The structure you describe is called "Versicherungsverein auf Gegenseitigkeit" in Germany. They are the oldest kind of insurance and still occupy a respectable portion of the market.

Public social insurance is even more P2P than that as dues are calculated based on actual payouts. This is most pronounced in the mandatory worker's accident insurance where employers just pay their share (based on size and risk profile) of last year's claims in their sector.

The English term for that is "Mutual insurance" and they exist in almost any country.
According to the video ("The Science Behind Lemonade") linked on the homepage, it seems the key difference is this company take a flat fee while other insurance company "makes profit" from declining claim , so the Lemonade has no incentive to decline a claim which makes the claim process fast; and also they donate the extra profit to charity
That doesn't sound right -- a claim should be paid out or denied based on the veracity of the claim, not on the profit motive of the company. Sure, a for-profit company has extra incentive to vet claims, but so does Lemonade (since they dont want to be swindled).

Traditional insurance companies make their margins on the cash they have to hold on hand.
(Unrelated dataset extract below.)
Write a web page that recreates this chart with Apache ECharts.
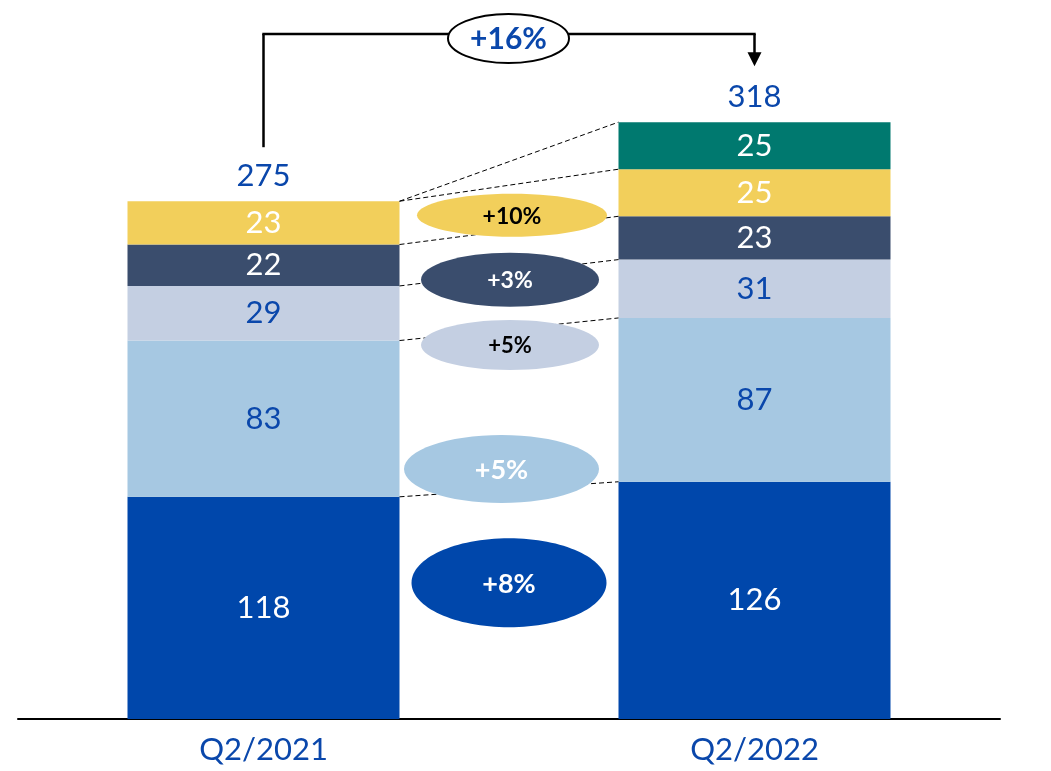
<!DOCTYPE html>
<html><head><meta charset="utf-8">
<script src="https://cdn.jsdelivr.net/npm/echarts@6/dist/echarts.min.js"></script>
<style>html,body{margin:0;padding:0;background:#fff}#c{width:1051px;height:771px}</style>
</head><body><div id="c"></div>
<script>
// ---- data ----
const categories = ['Q2/2021', 'Q2/2022'];
const segA = [118, 126];   // bottom (dark blue)
const segB = [83, 87];     // light blue
const segC = [29, 31];     // pale blue-grey
const segD = [22, 23];     // navy
const segE = [23, 25];     // yellow
const segF = [0, 25];      // teal (new in 2022)
const totals = [275, 318];
const growthLabels = ['+8%', '+5%', '+5%', '+3%', '+10%'];
const totalGrowthLabel = '+16%';

// ---- styling / layout ----
const FONT = 'Lato, "Open Sans", sans-serif';
const BLUE_TXT = '#0A47AB';
const BAR_W = 272;
const HALF = BAR_W / 2;
const segs = [segA, segB, segC, segD, segE, segF];
const segColors = ['#0047AB', '#A6C8E2', '#C4CFE2', '#3A4D6D', '#F2CF5B', '#00796F'];
const segTextColors = ['#fff', BLUE_TXT, BLUE_TXT, '#fff', '#fff', '#fff'];
const bubbleLayout = [
  {fill: '#0047AB', color: '#fff', at: 72.3, dx: 0, rx: 97.5, ry: 44.5, fs: 27, fw: 'bold'},
  {fill: '#A6C8E2', color: '#fff', at: 132.8, dx: -7.5, rx: 97.5, ry: 34, fs: 27, fw: 'bold'},
  {fill: '#C4CFE2', color: '#000', at: 198.7, dx: 1, rx: 89, ry: 25, fs: 22, fw: 'bold'},
  {fill: '#3A4D6D', color: '#fff', at: 233.3, dx: 1, rx: 89, ry: 27, fs: 23, fw: 'bold'},
  {fill: '#F2CF5B', color: '#000', at: 267.5, dx: 3, rx: 95, ry: 21.5, fs: 23, fw: 'bold'}
];

// cumulative stack levels
const cum = [[0, 0]];
segs.forEach((s, i) => cum.push([cum[i][0] + s[0], cum[i][1] + s[1]]));
const levels = cum.slice(1);

const barSeries = segs.map((s, i) => ({
  type: 'bar', stack: 'total', barWidth: BAR_W, data: s,
  itemStyle: {color: segColors[i]},
  label: {
    show: true, position: 'inside', color: segTextColors[i],
    fontFamily: FONT, fontSize: 31,
    formatter: p => (p.value ? String(p.value) : '')
  },
  z: 2
}));

const connectorSeries = {
  type: 'custom', z: 3, silent: true,
  data: levels.map(l => [0, l[0], l[1]]),
  encode: {x: 0, y: [1, 2]},
  renderItem: (params, api) => {
    const a = api.coord([0, api.value(1)]);
    const b = api.coord([1, api.value(2)]);
    return {type: 'line', shape: {x1: a[0] + HALF, y1: a[1], x2: b[0] - HALF, y2: b[1]},
      style: {stroke: '#000', lineWidth: 1, lineDash: [5, 3]}};
  }
};

const bubbleSeries = {
  type: 'custom', z: 5, silent: true,
  data: growthLabels.map((g, i) => [0, bubbleLayout[i].at]),
  encode: {x: 0, y: 1},
  renderItem: (params, api) => {
    const L = bubbleLayout[params.dataIndex];
    const a = api.coord([0, L.at]);
    const b = api.coord([1, L.at]);
    const cx = (a[0] + b[0]) / 2 + L.dx, cy = a[1];
    return {type: 'group', children: [
      {type: 'ellipse', shape: {cx: cx, cy: cy, rx: L.rx, ry: L.ry}, style: {fill: L.fill}},
      {type: 'text', style: {text: growthLabels[params.dataIndex], x: cx, y: cy + 1,
        align: 'center', verticalAlign: 'middle', fill: L.color,
        fontFamily: FONT, fontSize: L.fs, fontWeight: L.fw}}
    ]};
  }
};

const totalSeries = {
  type: 'custom', z: 5, silent: true,
  data: totals.map((t, i) => [i, levels[levels.length - 1][i], t]),
  encode: {x: 0, y: 1},
  renderItem: (params, api) => {
    const p = api.coord([api.value(0), api.value(1)]);
    return {type: 'text', style: {text: String(api.value(2)), x: p[0], y: p[1] - 25,
      align: 'center', verticalAlign: 'middle', fill: BLUE_TXT, fontFamily: FONT, fontSize: 31}};
  }
};

const bracketSeries = {
  type: 'custom', z: 6, silent: true,
  data: [[0, levels[levels.length - 1][0], levels[levels.length - 1][1]]],
  encode: {x: 0, y: [1, 2]},
  renderItem: (params, api) => {
    const a = api.coord([0, api.value(1)]);
    const b = api.coord([1, api.value(2)]);
    const yTop = 34;
    const ls = {stroke: '#000', lineWidth: 2.5};
    const mx = (a[0] + b[0]) / 2 - 0.5;
    return {type: 'group', children: [
      {type: 'line', shape: {x1: a[0], y1: a[1] - 54, x2: a[0], y2: yTop}, style: ls},
      {type: 'line', shape: {x1: a[0] - 1.2, y1: yTop, x2: b[0] + 1.2, y2: yTop}, style: ls},
      {type: 'line', shape: {x1: b[0], y1: yTop, x2: b[0], y2: b[1] - 69}, style: ls},
      {type: 'polygon', shape: {points: [[b[0] - 7, b[1] - 70], [b[0] + 7, b[1] - 70], [b[0], b[1] - 56]]}, style: {fill: '#000'}},
      {type: 'ellipse', shape: {cx: mx, cy: 38.5, rx: 60.5, ry: 24.5}, style: {fill: '#fff', stroke: '#000', lineWidth: 2}},
      {type: 'text', style: {text: totalGrowthLabel, x: mx, y: 39, align: 'center', verticalAlign: 'middle',
        fill: BLUE_TXT, fontFamily: FONT, fontSize: 30, fontWeight: 'bold'}}
    ]};
  }
};

const chart = echarts.init(document.getElementById('c'), null, {renderer: 'canvas'});
chart.setOption({
  animation: false,
  backgroundColor: '#fff',
  grid: {left: 18, right: 51, top: 60, bottom: 52, containLabel: false},
  xAxis: {
    type: 'category', data: categories,
    axisLine: {lineStyle: {color: '#000', width: 2}},
    axisTick: {show: false},
    axisLabel: {color: BLUE_TXT, fontFamily: FONT, fontSize: 31, margin: 15}
  },
  yAxis: {type: 'value', min: 0, max: 350, show: false, splitLine: {show: false}},
  series: [...barSeries, connectorSeries, bubbleSeries, totalSeries, bracketSeries]
});
</script></body></html>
They're capitalizing on the lack of trust people have for typical insurance companies. Even though a claim "should be" paid out based on the veracity of the claim, I think there's a population that doesn't trust the insurance company to operate this way.
I'd agree with that. There's a general feeling that people are surprised when their insurance companies pay out/cover some big cost (like rot), rather than it just being part of life. That says something about how much we trust existing insurance companies.
... extra profit donated? Why would I choose that over lower prices?
It's generally difficult to find any form of funding/backing as a co-op, as it's far riskier when your sources of funding can't vet all the people who have legal power to push your organisation in a certain direction.
Not sure how to answer your question directly but perhaps you're missing a bigger point. The price and ease of use difference compared to legacy companies is huge.
Was not criticizing the company at all, just wondering why it calls itself P2P and whether my payback model would work.
Daniel from Lemonade here. Totally understand how P2P can be confusing as a term. What we mean by it is that we use each group's premiums to pay their claims, with leftover money going back to the group's common cause. To us P2P is a shorthand for: 'it's not our money'!
While I understand the sentiment it seems like a confusing message to put out there. With the "P2P" label when it's not a typical P2P model.